So you're fine with it so long as everyone ends up bloody even though we can do it where no one does. The strike zone is the single greatest determining factor in any baseball game. Evening that part of the game makes the game better.
You're welcome to your opinion but I just don't agree that "perfect" makes the game "better." I mean look at it like this, how has replay changed sports? Just from my gut I'd say at max you're talking about 10-15% of the time that it overturns a particularly egregious call. I'd argue that 5-10% they still blow a call and the remaining is either confirmation of what a play was called or inconclusive info. So for that 10-15% chance of overturning bad calls you're paying both with inadvertent cases such as the whole splitting hairs aspect of tagging 2nd on a double play ball as well as the fact it slows down the game.
And the thing is, that replay only happens a couple of times a game. You're now talking about 200 times+ a game where a machine is making calls. And what happens when the calibration on the machine is off? Statcast doesn't just always "work." Sometimes it doesn't get a good reading on a pitch for whatever reason.

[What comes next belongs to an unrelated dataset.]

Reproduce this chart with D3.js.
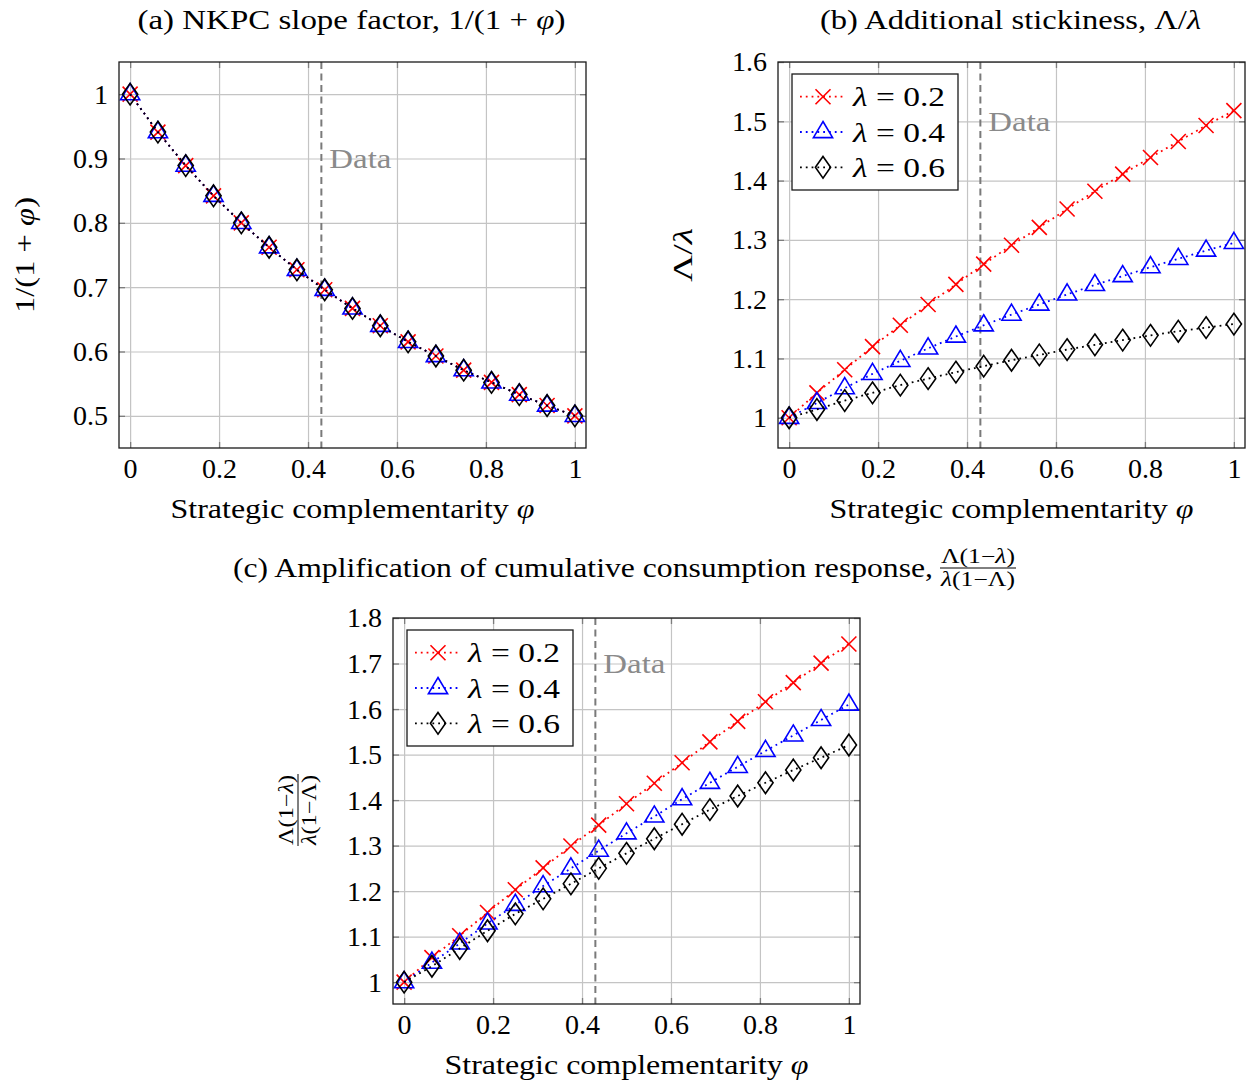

But to me all that stuff is secondary. I like that the game is flawed. I like that there's a human element to making/missing calls. If you don't agree with that then fine. But I don't really think it makes a game undeniably better. Reading the strike zone on any given day is an art presently. I like that. I don't want it to be as cold and methodical as relying on pitch tracking. I also like the fact that soft skills like framing matter. It allows players to find value in a system.